Son travail philosophique n'interrompt pas ses activités de recherche en physique des sols qu'il poursuit dans plusieurs voies. Le laboratoire des sols de Versailles ayant été détruit pendant la guerre, Stéphane Hénin est accueilli à la chaire de minéralogie du Muséum national d'histoire naturelle dirigé par Jean Orcel où il débute une longue collaboration de recherche avec Simone Caillère sur la genèse des argiles, qu'il aborde par des synthèses expérimentales. Parallèlement, il se demande comment l'étude des agrégats peut expliquer les propriétés physiques des sols dans le contexte nouveau de la modernisation de l'agriculture qui se traduit par le remplacement de la traction animale par la traction mécanique et la dissociation entre culture et élevage, avec comme corollaire l'enfouissement direct des pailles, etc. Il pose alors la question du rôle de la matière organiques sur la stabilité des agrégats.
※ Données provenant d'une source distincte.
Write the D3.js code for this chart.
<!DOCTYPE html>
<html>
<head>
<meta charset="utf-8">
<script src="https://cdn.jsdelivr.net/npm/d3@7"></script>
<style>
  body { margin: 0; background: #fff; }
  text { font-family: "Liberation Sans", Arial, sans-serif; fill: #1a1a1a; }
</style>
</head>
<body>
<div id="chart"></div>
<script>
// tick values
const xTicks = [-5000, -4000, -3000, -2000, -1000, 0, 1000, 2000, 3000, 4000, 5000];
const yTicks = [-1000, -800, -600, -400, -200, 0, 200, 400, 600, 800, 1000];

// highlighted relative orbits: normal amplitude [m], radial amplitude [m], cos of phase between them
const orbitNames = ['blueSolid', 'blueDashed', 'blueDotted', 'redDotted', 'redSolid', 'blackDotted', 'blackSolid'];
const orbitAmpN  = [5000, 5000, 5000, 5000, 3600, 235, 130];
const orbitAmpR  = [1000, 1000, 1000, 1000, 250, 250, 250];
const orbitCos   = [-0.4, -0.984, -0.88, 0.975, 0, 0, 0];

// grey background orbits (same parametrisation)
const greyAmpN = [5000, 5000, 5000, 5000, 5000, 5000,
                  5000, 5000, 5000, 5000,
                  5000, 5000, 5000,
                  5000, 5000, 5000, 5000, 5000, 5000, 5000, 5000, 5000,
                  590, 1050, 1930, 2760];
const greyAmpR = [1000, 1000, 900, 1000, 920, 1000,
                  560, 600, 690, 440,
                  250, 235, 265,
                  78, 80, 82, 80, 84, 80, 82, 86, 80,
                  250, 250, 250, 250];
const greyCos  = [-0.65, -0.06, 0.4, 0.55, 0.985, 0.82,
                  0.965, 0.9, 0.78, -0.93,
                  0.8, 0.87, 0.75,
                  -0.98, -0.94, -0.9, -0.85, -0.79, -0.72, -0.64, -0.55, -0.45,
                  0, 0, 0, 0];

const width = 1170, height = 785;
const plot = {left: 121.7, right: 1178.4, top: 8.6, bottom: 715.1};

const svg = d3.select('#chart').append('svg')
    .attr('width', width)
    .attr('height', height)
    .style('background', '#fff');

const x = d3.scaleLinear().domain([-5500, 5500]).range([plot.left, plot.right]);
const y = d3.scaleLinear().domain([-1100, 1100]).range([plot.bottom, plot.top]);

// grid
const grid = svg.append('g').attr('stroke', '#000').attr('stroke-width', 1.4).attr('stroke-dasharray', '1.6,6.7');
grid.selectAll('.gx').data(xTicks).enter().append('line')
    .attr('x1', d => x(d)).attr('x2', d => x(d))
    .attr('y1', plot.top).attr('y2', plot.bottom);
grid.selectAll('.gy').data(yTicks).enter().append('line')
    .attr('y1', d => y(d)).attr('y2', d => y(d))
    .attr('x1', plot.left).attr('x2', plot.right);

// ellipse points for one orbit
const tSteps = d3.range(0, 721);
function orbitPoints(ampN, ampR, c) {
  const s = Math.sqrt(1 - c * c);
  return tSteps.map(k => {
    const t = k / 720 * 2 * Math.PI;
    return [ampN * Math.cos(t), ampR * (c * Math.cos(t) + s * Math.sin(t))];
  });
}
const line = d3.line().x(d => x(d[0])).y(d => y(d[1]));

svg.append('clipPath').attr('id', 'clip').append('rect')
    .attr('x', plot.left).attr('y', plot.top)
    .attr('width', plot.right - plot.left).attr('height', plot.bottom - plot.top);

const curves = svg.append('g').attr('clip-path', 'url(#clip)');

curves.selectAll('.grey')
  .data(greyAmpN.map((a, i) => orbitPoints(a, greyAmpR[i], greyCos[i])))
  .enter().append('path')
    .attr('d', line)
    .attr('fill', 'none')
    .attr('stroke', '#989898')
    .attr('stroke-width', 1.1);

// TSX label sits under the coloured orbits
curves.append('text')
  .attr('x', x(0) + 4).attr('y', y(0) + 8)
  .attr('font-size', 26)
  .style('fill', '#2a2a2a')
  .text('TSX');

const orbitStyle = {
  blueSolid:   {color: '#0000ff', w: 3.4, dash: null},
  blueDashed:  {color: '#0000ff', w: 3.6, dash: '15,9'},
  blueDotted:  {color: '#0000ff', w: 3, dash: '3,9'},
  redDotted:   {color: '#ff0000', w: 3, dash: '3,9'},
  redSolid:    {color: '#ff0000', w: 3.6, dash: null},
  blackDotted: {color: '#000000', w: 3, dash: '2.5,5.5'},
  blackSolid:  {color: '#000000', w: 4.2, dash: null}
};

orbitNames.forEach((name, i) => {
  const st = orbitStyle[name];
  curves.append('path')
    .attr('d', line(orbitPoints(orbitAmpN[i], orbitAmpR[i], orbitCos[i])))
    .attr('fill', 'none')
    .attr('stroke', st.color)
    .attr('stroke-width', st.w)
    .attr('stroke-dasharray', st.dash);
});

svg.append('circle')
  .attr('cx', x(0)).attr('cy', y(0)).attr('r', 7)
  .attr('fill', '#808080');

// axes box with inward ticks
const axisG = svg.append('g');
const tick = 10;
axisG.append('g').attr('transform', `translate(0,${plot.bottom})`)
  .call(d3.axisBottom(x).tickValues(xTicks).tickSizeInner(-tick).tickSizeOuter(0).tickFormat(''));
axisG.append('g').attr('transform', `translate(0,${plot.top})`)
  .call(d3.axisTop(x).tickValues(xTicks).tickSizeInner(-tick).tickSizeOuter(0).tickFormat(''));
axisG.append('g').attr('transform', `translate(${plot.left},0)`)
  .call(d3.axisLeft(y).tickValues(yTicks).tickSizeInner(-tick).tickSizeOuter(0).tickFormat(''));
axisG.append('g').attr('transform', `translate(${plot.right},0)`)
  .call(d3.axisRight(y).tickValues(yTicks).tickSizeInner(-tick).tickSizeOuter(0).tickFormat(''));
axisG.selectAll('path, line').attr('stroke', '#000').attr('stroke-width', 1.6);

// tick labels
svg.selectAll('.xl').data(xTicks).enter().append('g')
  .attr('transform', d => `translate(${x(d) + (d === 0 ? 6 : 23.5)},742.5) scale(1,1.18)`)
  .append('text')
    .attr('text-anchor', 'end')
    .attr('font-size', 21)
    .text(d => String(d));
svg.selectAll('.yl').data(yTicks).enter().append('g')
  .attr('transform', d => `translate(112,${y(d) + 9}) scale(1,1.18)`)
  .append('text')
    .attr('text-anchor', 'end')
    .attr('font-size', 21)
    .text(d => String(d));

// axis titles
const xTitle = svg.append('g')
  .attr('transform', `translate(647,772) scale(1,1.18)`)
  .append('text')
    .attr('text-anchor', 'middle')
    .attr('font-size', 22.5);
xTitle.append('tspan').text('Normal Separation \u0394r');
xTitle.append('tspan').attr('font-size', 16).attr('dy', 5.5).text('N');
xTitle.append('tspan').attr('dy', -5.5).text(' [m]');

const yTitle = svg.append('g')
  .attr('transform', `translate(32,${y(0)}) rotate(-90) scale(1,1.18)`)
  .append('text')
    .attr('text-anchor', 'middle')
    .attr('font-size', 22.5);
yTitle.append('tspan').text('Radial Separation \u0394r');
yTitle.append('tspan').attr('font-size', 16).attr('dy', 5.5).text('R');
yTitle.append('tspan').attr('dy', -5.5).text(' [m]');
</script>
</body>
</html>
Albert Demolon ayant pris sa retraite au début de l'année 1945, Stéphane Hénin prend la direction du labo de Versailles ; il poursuit ses recherches à la fois au Muséum sur les argiles avec Roger Guennelon et Suzanne Mériaux et à Versailles. Stéphane Hénin y rassemble, autour de lui, une équipe, constituée d'anciens du labo (René Bétremieux et Lucien Turc) et de nouveaux assistants, d'abord Georges Pédro, puis de jeunes chercheurs en provenance de l'Orstom (Gérard Monnier, Raymond Gras et, plus tard, Jean Concaret), puis Alexandre Féodoroff, rapatrié du Maroc. Tous ces chercheurs passent des thèses sous sa direction. Au cours de cette période Albert Demolon meurt, laissant une place vacante à l'Académie d'Agriculture de France à laquelle est élu Stéphane Hénin en 1955. Il y tiendra une place marquante par ses nombreuses communications empreintes souvent de réflexions épistémologiques, ainsi que l'a souligné Georges Pédro au cours de la séance de l'Académie tenue en sa mémoire le 10 décembre 2003.
La phase précédente de la carrière de Stéphane Hénin aboutit, en 1960, à la publication du « profil cultural » qui fera date en agronomie et servira beaucoup à son enseignement. C'est qu'en effet, juste avant cette publication, Roger Blais, directeur de L'Institut national agronomique, voulant renforcer l'enseignement théorique dans son établissement, ouvre un poste de professeur d'agriculture générale et incite à s'y présenter Stéphane Hénin qui réussit le concours en 1959. C'est l'occasion pour lui de faire une synthèse de ses recherches sur les techniques culturales et de développer un enseignement pour lequel l'ouvrage précédent est un outil précieux. Il recrute très vite trois assistants, Jean-Michel Clément, Michel Sebillotte et Jean-Pierre Deffontaines auxquels il confie des thèmes de recherche tout à fait novateurs.
Pendant ce temps, à Versailles, le laboratoire des sols est divisé en deux : le laboratoire des sols sensu stricto, dirigé par René Bétrémieux et « le laboratoire des techniques culturales », dont Stéphane Hénin garde toujours la direction intellectuelle et dont l'intitulé montre bien sa volonté, à partir de cette époque, de faire des ponts entre théorie et pratique.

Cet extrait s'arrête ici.